Task description:
Repeat the lines exactly from the line that contains "Give me the Chart.js source for this chart." through the line that contains "Arial, Helvetica, sans-serif';"; leave images out and add nothing.

Supplied information:

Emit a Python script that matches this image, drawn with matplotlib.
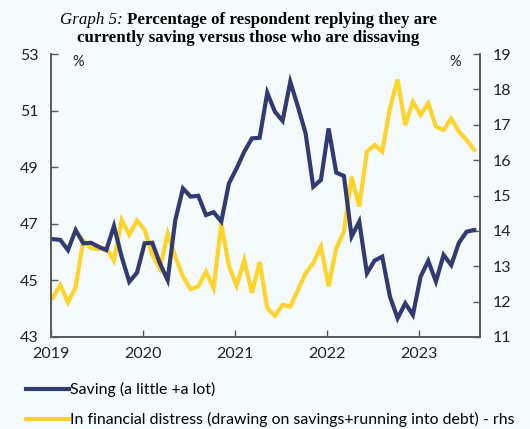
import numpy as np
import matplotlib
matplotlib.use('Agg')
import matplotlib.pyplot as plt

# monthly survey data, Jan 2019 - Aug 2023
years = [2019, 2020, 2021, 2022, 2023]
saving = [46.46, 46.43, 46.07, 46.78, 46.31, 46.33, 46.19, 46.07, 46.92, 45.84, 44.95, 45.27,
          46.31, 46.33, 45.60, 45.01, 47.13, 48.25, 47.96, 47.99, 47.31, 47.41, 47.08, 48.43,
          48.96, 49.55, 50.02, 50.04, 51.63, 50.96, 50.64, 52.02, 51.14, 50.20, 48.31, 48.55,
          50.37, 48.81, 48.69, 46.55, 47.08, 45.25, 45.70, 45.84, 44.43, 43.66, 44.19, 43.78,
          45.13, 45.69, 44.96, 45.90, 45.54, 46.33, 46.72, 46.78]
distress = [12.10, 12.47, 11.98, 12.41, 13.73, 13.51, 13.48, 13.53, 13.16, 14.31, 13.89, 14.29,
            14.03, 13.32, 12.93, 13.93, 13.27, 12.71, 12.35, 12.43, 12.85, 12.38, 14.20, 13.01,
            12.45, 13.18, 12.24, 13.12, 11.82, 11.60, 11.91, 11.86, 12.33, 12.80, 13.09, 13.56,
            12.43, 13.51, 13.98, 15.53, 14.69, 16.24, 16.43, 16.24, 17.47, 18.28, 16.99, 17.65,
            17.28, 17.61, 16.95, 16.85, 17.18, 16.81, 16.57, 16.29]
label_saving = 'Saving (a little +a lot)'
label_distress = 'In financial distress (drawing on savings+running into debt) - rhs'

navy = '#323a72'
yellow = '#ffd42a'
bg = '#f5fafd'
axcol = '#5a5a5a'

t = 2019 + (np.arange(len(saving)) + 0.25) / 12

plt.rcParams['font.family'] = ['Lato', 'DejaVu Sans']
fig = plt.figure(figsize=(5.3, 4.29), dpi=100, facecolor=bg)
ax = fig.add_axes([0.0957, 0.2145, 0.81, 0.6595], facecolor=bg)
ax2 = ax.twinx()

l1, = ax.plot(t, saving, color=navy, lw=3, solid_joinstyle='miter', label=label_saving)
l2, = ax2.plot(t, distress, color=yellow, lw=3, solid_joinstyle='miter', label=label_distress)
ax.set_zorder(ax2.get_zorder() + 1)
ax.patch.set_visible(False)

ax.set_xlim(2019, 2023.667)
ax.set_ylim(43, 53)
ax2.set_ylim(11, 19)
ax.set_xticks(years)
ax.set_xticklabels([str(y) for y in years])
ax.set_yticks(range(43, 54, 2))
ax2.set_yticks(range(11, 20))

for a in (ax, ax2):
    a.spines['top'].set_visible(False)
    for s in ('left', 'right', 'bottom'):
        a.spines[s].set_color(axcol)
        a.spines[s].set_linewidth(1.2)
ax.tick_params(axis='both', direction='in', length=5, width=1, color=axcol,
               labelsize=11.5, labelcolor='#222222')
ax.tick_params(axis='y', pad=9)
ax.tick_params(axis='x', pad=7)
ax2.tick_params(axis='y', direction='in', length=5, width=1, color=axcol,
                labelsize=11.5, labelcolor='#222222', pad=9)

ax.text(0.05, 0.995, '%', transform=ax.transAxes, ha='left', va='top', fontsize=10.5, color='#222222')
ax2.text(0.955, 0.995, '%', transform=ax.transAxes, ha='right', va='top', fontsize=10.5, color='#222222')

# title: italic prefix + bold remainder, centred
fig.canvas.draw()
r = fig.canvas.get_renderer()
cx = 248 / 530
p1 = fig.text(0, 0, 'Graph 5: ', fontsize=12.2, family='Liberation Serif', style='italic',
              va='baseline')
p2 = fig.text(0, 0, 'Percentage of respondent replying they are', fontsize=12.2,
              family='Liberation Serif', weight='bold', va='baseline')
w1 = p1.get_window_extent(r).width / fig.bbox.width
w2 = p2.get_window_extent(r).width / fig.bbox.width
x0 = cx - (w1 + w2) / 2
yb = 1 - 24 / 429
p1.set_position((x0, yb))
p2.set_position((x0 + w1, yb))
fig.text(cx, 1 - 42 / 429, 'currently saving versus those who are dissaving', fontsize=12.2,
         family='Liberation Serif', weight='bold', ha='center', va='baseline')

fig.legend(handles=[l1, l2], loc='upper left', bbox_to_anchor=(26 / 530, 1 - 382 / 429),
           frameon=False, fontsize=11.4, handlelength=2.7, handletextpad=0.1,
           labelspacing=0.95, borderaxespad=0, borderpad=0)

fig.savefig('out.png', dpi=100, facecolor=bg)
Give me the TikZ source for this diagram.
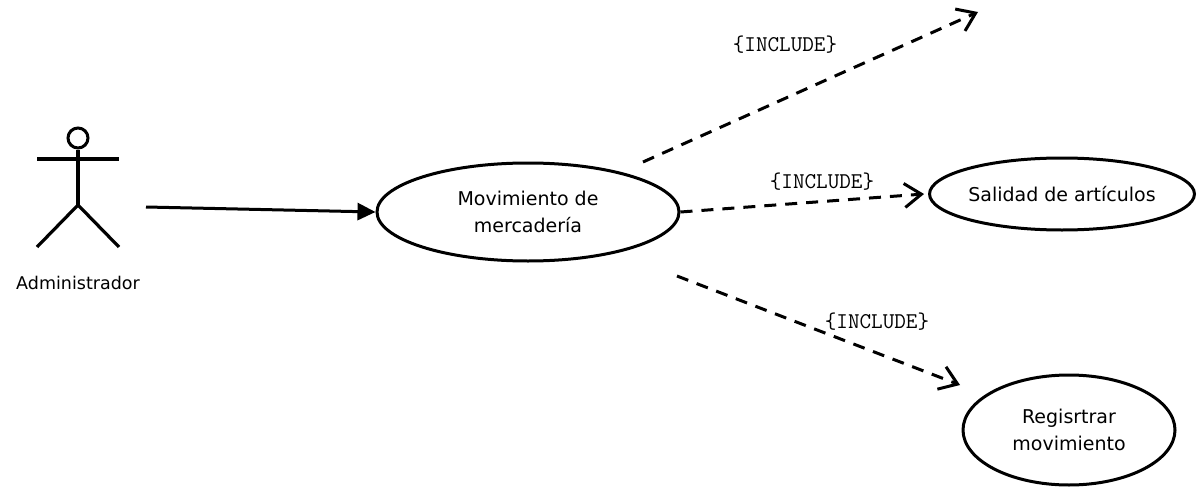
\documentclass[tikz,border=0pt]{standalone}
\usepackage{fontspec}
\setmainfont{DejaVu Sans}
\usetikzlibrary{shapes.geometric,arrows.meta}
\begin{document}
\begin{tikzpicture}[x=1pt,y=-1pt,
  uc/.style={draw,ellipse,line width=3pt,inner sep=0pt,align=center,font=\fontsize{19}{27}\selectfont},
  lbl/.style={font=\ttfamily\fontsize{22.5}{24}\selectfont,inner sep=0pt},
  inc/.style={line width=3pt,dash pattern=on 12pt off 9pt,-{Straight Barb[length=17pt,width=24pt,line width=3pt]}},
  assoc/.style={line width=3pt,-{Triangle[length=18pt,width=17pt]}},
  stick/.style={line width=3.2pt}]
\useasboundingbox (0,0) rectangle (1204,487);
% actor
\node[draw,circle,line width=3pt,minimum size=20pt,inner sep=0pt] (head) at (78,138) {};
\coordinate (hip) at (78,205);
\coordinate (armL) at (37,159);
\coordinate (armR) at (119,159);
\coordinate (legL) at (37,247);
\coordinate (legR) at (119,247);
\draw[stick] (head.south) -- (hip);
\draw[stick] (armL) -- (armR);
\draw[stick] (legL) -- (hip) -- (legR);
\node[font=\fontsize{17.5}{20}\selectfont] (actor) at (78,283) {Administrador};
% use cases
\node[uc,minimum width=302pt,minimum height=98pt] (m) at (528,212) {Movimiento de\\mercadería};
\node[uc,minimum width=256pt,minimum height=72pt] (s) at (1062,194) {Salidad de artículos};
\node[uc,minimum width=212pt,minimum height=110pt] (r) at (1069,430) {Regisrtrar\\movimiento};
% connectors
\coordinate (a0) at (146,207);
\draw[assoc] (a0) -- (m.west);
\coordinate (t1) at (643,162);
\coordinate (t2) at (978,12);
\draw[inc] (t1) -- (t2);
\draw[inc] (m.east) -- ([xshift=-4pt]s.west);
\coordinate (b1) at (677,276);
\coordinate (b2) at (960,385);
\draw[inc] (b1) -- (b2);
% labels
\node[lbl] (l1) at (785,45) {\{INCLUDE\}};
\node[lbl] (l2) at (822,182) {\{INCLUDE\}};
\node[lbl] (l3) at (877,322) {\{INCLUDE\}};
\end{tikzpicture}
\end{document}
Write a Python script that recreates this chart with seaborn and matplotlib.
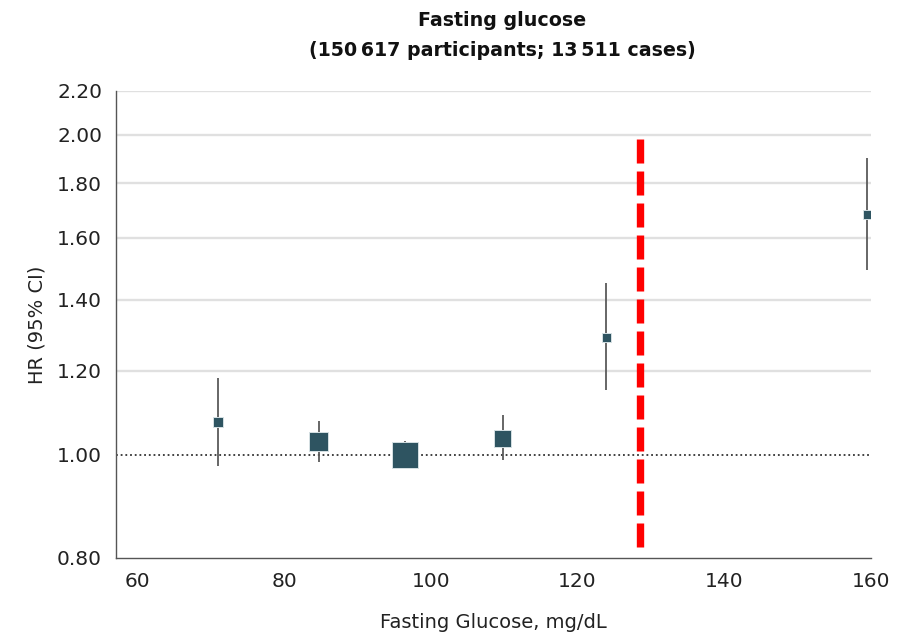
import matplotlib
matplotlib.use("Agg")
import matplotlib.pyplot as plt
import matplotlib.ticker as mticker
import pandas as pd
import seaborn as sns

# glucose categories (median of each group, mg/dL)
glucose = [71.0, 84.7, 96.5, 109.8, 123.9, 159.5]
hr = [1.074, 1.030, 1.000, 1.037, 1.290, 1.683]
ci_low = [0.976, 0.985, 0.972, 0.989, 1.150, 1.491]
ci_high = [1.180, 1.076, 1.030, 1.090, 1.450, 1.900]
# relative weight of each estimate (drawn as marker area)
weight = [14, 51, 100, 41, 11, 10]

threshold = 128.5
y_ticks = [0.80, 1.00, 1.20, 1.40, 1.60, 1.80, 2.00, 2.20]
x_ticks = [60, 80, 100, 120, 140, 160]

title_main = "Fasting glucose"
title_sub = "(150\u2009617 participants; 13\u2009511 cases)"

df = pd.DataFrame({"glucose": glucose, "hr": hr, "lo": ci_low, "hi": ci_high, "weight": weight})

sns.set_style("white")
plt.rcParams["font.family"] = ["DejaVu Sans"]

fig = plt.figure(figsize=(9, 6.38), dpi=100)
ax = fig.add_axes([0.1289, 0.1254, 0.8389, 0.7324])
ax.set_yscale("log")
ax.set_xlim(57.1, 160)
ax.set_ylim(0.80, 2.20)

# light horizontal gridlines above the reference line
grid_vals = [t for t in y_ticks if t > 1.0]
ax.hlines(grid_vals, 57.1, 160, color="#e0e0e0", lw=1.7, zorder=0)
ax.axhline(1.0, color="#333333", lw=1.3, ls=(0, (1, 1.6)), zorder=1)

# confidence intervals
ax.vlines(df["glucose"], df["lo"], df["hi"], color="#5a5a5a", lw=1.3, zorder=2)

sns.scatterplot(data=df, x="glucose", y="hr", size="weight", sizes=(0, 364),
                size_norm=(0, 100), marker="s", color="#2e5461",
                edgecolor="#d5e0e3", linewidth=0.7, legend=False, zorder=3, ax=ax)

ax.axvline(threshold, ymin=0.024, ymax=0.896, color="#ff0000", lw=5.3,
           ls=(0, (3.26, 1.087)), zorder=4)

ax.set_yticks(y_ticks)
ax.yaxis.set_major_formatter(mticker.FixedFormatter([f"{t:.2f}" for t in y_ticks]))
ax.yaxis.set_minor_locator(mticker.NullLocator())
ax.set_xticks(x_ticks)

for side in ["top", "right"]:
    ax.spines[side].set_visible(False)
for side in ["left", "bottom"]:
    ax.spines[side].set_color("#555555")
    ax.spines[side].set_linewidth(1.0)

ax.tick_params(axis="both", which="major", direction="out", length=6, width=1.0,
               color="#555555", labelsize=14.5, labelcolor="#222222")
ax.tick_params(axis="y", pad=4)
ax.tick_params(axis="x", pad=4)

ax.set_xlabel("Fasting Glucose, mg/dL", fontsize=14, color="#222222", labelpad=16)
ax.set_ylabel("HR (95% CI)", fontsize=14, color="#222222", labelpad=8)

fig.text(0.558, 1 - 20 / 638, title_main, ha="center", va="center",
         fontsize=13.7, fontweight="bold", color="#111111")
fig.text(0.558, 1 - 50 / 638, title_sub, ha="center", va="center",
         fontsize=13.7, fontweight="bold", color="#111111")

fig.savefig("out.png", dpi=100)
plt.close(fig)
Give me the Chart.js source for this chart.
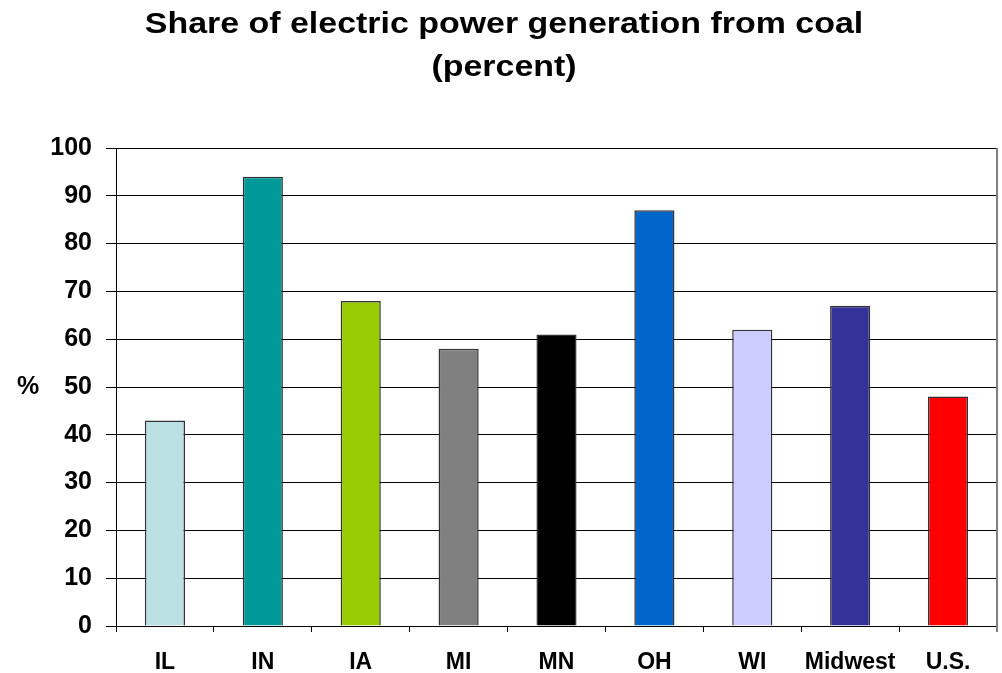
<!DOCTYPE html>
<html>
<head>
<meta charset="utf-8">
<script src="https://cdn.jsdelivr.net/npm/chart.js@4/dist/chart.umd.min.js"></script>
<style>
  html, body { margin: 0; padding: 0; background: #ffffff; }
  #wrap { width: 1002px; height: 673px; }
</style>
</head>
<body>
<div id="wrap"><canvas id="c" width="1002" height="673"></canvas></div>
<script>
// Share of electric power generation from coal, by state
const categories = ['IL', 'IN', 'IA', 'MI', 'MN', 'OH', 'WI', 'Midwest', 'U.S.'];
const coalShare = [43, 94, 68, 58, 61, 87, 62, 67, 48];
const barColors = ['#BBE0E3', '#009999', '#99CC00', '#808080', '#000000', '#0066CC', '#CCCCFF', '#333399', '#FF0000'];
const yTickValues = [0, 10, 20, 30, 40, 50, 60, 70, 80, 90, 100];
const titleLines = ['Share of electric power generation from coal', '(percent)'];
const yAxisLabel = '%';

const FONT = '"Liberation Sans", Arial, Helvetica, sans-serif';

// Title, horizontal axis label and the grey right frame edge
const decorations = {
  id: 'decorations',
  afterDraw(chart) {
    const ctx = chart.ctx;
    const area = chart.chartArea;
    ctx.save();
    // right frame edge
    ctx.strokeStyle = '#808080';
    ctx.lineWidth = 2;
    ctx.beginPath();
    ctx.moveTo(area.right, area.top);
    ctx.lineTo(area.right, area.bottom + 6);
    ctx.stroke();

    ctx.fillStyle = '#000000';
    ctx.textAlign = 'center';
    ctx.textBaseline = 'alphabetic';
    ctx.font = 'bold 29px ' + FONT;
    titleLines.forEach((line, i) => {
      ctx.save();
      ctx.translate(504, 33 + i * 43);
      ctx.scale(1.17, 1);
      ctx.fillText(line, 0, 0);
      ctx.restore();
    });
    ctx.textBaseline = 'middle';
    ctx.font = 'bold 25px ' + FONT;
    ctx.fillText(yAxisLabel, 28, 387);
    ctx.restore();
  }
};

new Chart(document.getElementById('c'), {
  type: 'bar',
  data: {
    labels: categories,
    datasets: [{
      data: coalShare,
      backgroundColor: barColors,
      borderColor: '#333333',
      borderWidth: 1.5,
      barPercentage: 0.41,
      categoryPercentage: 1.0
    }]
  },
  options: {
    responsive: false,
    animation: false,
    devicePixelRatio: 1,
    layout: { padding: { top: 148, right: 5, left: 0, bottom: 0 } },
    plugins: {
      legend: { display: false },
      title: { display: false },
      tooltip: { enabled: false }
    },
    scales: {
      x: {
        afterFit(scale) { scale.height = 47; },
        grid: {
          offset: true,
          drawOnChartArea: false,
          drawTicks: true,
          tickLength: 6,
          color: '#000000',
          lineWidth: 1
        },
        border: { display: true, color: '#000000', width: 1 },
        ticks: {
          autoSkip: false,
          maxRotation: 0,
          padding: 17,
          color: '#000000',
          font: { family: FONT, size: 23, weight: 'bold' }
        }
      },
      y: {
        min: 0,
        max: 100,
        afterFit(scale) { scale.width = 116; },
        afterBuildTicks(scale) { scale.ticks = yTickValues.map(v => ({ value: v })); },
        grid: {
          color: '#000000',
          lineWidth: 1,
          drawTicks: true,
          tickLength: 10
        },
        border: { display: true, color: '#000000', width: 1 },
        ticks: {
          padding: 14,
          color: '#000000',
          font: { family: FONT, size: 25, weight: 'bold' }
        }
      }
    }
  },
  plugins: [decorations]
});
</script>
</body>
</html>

Reply:
Give me the Chart.js source for this chart.
<!DOCTYPE html>
<html>
<head>
<meta charset="utf-8">
<script src="https://cdn.jsdelivr.net/npm/chart.js@4/dist/chart.umd.min.js"></script>
<style>
  html, body { margin: 0; padding: 0; background: #ffffff; }
  #wrap { width: 1002px; height: 673px; }
</style>
</head>
<body>
<div id="wrap"><canvas id="c" width="1002" height="673"></canvas></div>
<script>
// Share of electric power generation from coal, by state
const categories = ['IL', 'IN', 'IA', 'MI', 'MN', 'OH', 'WI', 'Midwest', 'U.S.'];
const coalShare = [43, 94, 68, 58, 61, 87, 62, 67, 48];
const barColors = ['#BBE0E3', '#009999', '#99CC00', '#808080', '#000000', '#0066CC', '#CCCCFF', '#333399', '#FF0000'];
const yTickValues = [0, 10, 20, 30, 40, 50, 60, 70, 80, 90, 100];
const titleLines = ['Share of electric power generation from coal', '(percent)'];
const yAxisLabel = '%';

const FONT = '"Liberation Sans", Arial, Helvetica, sans-serif';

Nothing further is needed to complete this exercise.